● **Task details**
Print the lines starting at the line containing "Convert this chart to matplotlib code." and ending at the line containing "import matplotlib.pyplot as plt", exactly and in full, without the pictures.

[Source code of charts]
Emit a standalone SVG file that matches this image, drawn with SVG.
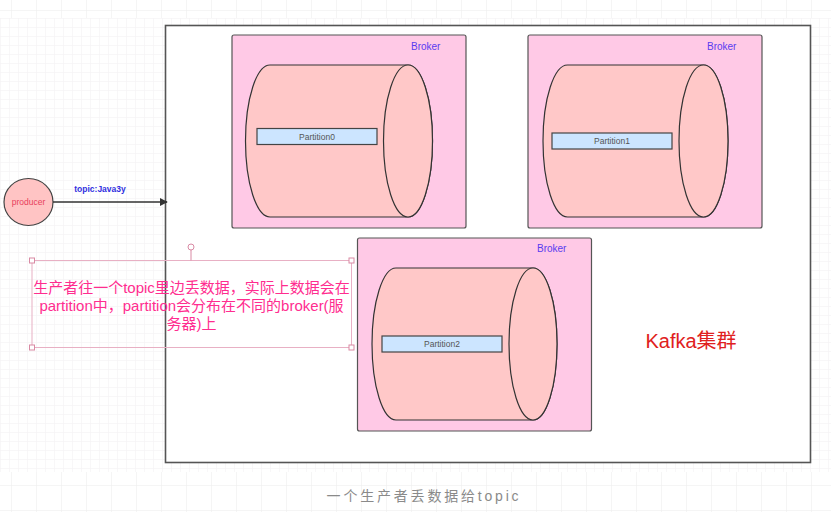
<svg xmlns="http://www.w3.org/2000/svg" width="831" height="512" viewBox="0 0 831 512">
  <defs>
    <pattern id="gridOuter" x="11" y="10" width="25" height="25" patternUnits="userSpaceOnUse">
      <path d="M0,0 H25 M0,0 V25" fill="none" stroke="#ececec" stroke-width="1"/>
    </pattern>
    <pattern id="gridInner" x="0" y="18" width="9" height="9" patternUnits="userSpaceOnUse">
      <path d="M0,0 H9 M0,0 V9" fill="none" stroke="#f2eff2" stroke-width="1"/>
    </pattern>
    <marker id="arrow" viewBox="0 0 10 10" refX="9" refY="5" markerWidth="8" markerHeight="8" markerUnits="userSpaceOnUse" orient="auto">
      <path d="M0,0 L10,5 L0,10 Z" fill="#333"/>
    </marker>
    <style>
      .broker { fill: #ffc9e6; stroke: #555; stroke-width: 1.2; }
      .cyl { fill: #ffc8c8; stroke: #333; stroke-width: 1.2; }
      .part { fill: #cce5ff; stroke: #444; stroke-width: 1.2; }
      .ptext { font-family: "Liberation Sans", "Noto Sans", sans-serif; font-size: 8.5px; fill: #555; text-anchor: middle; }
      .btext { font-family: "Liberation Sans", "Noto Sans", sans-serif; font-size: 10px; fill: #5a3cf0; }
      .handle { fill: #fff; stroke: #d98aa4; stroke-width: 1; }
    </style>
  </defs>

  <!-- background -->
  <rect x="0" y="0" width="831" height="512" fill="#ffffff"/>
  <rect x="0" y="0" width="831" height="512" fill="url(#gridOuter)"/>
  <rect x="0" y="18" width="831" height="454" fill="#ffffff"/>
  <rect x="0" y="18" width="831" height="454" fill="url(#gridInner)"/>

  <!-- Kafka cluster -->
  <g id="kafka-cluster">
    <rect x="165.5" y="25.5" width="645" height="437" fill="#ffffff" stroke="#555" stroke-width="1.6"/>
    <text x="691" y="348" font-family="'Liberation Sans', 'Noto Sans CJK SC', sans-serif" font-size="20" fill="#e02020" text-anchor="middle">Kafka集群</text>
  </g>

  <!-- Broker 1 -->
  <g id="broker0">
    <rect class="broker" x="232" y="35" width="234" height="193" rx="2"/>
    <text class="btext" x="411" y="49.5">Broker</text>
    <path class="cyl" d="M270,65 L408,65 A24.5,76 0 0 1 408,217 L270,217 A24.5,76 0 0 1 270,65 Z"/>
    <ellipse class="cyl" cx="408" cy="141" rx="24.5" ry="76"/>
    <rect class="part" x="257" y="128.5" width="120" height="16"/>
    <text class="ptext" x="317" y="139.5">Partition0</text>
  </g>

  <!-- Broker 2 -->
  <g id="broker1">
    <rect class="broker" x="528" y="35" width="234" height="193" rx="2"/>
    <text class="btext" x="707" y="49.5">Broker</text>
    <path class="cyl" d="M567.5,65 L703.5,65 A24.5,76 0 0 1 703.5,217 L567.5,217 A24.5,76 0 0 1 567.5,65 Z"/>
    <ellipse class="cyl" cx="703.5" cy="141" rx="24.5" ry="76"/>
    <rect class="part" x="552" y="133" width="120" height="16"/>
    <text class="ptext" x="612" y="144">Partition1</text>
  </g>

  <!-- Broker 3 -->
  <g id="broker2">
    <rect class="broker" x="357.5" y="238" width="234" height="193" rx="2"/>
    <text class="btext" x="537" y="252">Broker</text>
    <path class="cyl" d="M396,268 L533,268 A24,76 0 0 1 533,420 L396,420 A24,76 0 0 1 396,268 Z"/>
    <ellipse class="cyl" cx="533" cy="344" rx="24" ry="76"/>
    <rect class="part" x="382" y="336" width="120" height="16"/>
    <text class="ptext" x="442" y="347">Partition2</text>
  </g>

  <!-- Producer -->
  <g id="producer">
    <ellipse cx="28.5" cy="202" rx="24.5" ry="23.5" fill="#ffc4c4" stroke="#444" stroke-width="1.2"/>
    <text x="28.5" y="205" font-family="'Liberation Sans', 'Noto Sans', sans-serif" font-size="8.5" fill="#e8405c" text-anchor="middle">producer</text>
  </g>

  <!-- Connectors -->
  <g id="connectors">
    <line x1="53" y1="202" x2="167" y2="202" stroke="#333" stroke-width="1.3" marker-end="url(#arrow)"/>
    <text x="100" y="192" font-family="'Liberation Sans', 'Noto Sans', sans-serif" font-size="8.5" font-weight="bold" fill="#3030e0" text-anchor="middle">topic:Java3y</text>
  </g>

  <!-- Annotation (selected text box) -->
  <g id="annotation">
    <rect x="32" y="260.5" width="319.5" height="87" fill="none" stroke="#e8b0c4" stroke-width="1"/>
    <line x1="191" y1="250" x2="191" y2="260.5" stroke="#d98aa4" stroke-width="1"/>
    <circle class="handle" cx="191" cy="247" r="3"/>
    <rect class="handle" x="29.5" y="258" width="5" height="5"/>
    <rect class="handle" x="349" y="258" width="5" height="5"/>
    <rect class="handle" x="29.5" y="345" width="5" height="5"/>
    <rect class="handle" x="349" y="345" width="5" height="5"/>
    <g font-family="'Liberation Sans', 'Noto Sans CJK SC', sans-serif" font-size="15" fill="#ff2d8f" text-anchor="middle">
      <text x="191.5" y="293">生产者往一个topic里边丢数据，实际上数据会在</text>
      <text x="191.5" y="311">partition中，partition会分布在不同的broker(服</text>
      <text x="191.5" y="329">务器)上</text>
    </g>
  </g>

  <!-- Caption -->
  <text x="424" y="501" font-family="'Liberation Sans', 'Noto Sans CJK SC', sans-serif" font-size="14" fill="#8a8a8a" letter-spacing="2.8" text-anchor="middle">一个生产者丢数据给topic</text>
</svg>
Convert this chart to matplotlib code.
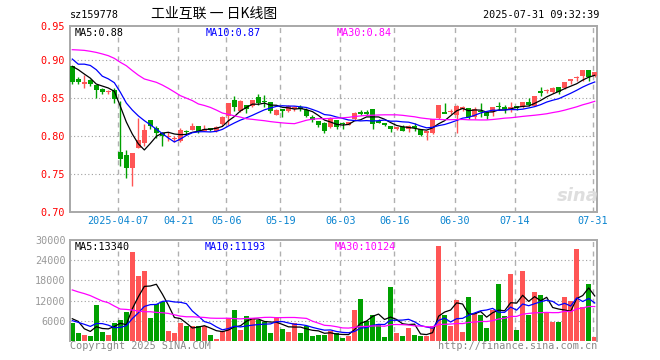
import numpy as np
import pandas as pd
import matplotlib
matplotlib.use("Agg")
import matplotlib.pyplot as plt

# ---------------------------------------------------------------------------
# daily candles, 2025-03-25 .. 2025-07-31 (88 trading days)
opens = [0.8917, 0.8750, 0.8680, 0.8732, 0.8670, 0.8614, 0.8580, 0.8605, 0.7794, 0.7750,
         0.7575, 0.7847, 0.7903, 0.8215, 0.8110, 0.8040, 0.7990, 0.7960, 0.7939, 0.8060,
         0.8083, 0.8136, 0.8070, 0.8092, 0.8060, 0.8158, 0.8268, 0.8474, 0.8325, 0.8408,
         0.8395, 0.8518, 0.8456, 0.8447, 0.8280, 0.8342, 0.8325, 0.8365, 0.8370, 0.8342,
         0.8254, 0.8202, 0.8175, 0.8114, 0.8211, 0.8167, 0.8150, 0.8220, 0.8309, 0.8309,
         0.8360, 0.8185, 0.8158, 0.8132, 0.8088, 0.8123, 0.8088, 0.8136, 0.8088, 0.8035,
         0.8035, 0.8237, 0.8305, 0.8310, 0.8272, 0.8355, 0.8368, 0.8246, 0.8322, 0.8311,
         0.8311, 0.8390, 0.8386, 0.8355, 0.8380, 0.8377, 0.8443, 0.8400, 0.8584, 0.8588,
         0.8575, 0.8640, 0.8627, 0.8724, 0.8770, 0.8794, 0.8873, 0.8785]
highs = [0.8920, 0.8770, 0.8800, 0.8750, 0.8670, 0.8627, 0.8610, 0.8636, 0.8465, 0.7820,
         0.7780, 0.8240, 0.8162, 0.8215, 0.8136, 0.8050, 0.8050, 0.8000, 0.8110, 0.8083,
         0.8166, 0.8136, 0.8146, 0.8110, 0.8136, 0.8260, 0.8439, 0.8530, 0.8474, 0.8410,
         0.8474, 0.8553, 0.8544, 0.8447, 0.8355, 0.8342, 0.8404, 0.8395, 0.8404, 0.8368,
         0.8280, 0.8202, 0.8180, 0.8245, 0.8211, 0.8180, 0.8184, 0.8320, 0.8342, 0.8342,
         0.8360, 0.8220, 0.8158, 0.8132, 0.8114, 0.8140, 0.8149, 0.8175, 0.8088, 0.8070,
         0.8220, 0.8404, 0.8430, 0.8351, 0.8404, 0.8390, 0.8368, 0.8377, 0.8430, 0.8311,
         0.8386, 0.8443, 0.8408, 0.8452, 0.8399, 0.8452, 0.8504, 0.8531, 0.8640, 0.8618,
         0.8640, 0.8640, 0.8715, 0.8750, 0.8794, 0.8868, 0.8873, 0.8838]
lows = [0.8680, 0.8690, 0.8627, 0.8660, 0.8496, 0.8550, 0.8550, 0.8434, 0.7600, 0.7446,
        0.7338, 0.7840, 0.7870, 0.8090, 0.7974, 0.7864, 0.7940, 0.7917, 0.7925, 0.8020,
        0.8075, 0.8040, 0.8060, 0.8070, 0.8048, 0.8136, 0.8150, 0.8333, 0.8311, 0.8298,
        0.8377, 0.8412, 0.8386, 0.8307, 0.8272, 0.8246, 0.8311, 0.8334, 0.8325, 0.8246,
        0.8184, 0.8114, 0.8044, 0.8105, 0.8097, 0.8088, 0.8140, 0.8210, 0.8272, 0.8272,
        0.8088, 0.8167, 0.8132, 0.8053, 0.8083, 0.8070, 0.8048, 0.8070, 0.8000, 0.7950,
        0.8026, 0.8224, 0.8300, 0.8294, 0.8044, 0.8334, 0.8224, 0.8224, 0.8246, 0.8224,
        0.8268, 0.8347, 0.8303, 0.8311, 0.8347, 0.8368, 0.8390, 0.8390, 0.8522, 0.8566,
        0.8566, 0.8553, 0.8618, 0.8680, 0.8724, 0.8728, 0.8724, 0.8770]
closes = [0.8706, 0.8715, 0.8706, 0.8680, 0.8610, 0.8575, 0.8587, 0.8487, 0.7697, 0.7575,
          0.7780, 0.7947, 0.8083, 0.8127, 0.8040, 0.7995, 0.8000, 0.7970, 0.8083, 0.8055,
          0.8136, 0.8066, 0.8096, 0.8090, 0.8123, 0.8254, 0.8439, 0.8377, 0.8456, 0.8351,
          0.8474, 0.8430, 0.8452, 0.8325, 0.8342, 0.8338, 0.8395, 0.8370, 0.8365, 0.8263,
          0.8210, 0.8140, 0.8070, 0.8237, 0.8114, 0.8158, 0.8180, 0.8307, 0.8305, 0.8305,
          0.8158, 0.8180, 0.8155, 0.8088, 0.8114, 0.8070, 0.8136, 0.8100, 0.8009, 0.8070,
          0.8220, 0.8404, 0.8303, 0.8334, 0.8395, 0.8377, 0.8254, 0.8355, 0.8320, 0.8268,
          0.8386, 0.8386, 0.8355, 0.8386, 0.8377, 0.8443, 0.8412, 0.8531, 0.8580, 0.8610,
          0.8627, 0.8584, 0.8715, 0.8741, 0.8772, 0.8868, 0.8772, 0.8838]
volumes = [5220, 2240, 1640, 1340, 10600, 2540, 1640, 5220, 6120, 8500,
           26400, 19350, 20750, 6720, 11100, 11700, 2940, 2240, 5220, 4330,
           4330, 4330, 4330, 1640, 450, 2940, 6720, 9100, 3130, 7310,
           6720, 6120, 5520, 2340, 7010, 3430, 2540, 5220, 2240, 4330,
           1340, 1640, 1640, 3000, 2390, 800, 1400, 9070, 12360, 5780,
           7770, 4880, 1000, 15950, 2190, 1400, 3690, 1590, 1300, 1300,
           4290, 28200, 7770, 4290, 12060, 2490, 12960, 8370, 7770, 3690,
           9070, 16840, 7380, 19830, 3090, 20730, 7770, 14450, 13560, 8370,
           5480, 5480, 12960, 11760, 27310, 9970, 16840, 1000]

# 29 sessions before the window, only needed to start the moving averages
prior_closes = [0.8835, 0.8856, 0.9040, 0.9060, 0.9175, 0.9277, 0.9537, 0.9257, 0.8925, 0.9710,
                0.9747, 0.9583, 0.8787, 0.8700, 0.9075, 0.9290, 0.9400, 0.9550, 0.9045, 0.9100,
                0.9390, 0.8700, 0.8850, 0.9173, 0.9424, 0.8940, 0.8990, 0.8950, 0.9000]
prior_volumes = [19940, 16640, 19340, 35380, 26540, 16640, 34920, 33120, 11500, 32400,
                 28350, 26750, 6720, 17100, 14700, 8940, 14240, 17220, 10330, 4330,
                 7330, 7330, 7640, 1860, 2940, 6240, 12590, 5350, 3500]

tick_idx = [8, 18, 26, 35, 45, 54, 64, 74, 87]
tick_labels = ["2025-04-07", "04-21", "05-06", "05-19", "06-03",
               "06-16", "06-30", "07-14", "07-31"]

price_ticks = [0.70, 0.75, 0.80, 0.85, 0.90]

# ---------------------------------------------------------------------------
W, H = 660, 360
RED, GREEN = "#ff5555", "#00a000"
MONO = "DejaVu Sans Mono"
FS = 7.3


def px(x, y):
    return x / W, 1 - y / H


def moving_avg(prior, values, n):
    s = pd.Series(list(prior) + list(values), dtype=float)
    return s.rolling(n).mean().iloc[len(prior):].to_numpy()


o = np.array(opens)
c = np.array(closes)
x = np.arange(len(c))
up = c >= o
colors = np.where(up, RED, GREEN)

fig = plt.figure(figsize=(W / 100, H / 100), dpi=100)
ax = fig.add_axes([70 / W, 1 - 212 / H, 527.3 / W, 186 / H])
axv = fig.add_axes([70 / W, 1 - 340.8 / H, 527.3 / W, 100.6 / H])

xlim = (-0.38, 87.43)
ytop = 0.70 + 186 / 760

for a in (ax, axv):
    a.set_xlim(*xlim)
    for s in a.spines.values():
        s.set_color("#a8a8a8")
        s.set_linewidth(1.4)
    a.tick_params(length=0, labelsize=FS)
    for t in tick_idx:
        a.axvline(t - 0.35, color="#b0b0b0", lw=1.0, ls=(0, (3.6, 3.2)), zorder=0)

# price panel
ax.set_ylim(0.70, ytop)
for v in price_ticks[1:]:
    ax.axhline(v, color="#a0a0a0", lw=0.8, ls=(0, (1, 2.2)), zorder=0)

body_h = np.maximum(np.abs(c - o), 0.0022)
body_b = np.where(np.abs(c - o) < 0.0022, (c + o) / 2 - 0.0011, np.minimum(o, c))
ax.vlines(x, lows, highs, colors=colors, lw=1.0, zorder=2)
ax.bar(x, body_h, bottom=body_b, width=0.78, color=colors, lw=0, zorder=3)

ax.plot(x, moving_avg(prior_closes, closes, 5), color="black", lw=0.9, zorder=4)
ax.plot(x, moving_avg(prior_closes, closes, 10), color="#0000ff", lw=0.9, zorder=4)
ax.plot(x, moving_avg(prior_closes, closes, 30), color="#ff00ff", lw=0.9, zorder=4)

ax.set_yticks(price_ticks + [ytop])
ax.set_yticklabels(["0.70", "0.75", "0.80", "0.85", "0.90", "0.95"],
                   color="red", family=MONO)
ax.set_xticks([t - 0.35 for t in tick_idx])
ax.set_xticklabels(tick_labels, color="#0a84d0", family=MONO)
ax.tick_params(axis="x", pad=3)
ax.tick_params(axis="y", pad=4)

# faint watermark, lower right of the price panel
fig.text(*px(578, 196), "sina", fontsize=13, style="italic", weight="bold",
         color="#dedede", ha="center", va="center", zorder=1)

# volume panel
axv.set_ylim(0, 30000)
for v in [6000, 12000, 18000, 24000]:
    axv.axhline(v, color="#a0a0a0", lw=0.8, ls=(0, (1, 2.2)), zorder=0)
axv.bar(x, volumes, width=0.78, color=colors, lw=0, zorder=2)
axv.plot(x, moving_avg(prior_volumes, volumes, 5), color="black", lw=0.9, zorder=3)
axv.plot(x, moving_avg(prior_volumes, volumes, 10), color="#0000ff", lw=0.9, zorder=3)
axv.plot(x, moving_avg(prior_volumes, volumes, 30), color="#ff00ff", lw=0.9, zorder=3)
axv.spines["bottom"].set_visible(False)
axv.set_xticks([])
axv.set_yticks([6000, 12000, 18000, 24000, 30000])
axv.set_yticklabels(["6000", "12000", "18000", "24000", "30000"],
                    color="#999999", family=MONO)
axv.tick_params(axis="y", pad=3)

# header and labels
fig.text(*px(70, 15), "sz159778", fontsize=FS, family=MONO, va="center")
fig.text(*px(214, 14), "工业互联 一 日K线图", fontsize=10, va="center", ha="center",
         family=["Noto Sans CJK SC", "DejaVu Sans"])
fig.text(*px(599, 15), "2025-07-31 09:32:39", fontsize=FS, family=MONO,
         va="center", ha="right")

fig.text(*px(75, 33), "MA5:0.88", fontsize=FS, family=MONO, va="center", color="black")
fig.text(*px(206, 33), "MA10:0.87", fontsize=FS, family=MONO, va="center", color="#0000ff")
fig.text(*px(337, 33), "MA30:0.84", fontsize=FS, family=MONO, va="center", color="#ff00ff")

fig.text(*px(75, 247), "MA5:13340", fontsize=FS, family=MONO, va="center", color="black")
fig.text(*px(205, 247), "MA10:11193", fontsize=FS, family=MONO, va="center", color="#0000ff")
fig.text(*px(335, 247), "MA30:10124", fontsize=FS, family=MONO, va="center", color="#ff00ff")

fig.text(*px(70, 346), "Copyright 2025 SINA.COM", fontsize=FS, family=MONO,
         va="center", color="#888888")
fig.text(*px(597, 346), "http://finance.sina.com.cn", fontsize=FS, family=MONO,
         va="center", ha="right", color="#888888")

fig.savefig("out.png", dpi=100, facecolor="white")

● **Answer to this task**
Convert this chart to matplotlib code.
import numpy as np
import pandas as pd
import matplotlib
matplotlib.use("Agg")
import matplotlib.pyplot as plt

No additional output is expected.